[What the exercise asks]:
Exactly reproduce the lines of the listing below from the one containing "Give me the" through the one containing "2.35, 2.45, 2.55];". Skip the images.

----

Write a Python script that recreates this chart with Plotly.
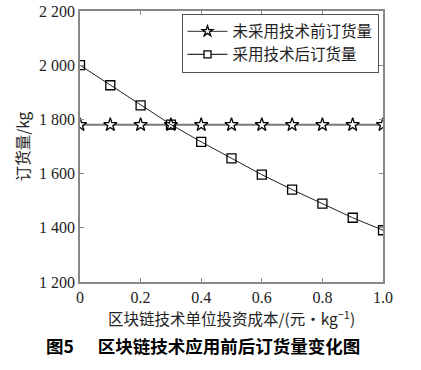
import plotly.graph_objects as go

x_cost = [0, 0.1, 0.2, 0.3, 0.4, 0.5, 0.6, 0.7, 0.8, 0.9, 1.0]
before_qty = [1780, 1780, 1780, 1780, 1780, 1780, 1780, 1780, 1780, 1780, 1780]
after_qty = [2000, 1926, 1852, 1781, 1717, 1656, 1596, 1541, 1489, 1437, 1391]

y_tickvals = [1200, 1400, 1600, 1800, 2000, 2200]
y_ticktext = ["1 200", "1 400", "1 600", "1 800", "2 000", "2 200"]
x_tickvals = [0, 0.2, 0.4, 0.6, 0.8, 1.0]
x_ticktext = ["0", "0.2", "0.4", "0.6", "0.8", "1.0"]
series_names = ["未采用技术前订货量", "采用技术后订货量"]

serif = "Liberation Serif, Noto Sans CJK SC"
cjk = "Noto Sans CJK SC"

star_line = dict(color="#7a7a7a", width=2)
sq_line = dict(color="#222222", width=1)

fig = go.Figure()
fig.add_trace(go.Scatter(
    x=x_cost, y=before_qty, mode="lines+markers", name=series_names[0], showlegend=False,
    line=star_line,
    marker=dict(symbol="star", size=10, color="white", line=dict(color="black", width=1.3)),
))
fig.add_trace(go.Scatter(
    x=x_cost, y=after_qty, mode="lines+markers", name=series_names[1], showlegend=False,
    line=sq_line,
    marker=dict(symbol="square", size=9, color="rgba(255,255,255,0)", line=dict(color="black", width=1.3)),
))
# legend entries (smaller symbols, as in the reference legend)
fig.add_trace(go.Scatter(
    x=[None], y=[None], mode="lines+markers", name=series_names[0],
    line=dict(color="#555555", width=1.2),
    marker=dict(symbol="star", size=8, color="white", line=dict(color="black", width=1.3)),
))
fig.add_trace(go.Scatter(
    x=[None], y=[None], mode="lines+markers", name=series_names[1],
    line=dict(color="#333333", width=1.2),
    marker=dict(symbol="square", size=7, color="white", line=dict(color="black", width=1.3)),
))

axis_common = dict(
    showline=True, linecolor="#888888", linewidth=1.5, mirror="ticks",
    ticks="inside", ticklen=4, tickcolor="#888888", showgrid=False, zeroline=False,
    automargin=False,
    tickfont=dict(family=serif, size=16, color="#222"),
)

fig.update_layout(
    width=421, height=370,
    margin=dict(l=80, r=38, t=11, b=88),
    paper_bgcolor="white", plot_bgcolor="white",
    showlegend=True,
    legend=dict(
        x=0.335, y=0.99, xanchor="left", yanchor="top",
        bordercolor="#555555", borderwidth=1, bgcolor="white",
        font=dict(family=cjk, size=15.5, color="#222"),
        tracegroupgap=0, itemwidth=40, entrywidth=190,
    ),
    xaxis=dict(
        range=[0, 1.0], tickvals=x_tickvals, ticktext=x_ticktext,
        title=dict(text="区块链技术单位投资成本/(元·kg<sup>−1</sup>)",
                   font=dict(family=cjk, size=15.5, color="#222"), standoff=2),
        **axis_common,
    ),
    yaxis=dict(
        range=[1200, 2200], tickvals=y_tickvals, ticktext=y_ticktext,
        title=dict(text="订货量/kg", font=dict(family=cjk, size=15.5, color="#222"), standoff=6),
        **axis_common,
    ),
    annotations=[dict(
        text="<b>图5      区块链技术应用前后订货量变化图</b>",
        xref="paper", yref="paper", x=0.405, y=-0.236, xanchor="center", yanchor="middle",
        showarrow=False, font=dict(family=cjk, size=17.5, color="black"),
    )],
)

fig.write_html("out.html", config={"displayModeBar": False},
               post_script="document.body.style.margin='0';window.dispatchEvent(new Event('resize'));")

----

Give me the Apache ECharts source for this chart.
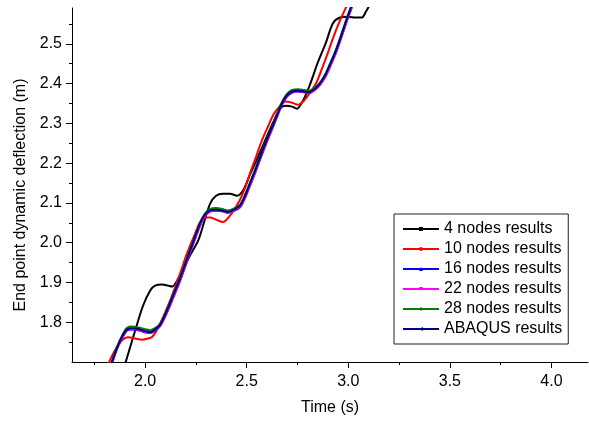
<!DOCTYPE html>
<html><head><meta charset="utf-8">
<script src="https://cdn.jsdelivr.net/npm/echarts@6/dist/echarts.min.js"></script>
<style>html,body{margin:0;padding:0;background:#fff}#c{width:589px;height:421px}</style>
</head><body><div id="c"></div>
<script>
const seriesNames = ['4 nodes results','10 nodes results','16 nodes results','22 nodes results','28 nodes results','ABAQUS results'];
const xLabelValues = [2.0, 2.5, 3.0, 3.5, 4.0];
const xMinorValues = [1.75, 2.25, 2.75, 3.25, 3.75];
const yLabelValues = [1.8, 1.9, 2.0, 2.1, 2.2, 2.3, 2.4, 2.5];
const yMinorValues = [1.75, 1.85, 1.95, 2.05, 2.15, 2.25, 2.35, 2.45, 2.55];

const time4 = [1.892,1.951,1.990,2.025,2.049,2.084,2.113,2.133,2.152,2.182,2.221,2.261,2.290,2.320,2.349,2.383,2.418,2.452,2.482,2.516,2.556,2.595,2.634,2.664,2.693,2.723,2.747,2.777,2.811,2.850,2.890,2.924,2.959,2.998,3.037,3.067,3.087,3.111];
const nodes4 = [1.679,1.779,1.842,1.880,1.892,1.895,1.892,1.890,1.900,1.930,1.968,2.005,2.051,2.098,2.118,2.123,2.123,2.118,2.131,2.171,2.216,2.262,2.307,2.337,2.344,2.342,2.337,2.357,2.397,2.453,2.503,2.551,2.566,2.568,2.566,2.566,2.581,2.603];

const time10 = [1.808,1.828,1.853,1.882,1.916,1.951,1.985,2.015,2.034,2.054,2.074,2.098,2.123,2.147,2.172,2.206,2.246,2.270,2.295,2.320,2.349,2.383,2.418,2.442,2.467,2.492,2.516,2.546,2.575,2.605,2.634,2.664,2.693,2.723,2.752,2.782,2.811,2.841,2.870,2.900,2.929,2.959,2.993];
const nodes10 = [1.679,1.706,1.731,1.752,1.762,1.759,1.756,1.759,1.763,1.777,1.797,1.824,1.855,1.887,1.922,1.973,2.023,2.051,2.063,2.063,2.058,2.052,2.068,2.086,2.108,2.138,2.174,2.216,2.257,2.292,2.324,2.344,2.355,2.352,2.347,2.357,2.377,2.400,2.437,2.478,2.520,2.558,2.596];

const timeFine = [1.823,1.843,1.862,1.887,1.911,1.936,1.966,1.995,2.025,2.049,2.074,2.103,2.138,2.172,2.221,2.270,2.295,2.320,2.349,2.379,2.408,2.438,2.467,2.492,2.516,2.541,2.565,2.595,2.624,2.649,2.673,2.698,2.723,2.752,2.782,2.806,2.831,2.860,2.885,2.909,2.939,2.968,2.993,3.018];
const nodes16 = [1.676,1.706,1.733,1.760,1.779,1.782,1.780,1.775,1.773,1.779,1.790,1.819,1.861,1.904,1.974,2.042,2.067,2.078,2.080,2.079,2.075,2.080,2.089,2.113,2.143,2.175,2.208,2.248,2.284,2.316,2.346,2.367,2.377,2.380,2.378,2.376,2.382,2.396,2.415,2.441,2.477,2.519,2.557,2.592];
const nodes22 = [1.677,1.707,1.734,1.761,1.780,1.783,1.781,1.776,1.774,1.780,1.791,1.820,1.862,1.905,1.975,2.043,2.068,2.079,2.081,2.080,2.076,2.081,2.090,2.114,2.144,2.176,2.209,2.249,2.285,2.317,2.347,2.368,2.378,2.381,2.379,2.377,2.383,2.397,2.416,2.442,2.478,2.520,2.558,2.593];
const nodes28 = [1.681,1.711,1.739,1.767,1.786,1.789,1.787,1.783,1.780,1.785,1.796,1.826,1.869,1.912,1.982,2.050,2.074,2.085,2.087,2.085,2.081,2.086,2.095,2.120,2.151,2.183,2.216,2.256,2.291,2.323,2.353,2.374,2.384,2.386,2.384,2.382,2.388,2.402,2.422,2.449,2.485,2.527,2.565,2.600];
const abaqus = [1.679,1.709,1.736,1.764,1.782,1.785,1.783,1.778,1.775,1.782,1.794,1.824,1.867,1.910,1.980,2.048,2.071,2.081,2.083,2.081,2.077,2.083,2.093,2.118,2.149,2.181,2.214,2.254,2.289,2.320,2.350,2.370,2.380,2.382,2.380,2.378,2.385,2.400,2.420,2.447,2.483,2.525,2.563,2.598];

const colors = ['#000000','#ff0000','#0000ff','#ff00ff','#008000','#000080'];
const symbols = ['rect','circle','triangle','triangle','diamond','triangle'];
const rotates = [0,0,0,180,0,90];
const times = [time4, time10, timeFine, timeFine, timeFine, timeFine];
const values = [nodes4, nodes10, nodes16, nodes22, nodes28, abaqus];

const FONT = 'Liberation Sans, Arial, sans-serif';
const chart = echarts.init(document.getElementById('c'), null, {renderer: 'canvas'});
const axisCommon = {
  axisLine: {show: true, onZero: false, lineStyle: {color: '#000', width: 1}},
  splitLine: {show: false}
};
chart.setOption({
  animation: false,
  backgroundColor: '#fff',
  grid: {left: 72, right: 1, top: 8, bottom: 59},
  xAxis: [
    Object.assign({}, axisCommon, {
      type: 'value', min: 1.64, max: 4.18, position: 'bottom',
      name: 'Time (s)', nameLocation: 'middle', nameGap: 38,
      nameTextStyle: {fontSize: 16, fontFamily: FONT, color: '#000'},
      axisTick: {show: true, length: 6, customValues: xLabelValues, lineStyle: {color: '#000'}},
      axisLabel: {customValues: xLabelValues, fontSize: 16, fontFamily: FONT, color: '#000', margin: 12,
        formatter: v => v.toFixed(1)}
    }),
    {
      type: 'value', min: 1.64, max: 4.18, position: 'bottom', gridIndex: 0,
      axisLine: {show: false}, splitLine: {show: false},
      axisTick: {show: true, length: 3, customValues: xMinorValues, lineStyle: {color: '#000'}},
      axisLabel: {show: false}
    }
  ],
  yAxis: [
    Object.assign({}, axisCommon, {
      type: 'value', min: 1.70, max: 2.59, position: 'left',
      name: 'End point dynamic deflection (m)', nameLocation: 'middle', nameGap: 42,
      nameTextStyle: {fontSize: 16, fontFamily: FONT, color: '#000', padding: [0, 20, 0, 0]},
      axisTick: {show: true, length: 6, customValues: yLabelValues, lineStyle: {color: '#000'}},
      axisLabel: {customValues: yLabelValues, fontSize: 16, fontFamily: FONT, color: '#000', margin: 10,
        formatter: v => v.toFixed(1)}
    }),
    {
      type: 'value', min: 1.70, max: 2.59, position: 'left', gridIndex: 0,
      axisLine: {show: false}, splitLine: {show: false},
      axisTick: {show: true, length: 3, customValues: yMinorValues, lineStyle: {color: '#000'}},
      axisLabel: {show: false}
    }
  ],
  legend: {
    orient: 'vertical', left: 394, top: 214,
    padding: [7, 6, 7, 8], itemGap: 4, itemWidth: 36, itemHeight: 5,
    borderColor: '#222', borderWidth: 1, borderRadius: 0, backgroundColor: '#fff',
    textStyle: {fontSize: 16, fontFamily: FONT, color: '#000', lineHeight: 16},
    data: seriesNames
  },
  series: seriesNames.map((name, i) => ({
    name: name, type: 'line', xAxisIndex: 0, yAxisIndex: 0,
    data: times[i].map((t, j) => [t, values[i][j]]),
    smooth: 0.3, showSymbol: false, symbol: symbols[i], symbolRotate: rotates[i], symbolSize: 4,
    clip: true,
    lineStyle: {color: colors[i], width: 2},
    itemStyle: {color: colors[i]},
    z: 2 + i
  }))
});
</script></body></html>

----

[Worked answer]:
Give me the Apache ECharts source for this chart.
<!DOCTYPE html>
<html><head><meta charset="utf-8">
<script src="https://cdn.jsdelivr.net/npm/echarts@6/dist/echarts.min.js"></script>
<style>html,body{margin:0;padding:0;background:#fff}#c{width:589px;height:421px}</style>
</head><body><div id="c"></div>
<script>
const seriesNames = ['4 nodes results','10 nodes results','16 nodes results','22 nodes results','28 nodes results','ABAQUS results'];
const xLabelValues = [2.0, 2.5, 3.0, 3.5, 4.0];
const xMinorValues = [1.75, 2.25, 2.75, 3.25, 3.75];
const yLabelValues = [1.8, 1.9, 2.0, 2.1, 2.2, 2.3, 2.4, 2.5];
const yMinorValues = [1.75, 1.85, 1.95, 2.05, 2.15, 2.25, 2.35, 2.45, 2.55];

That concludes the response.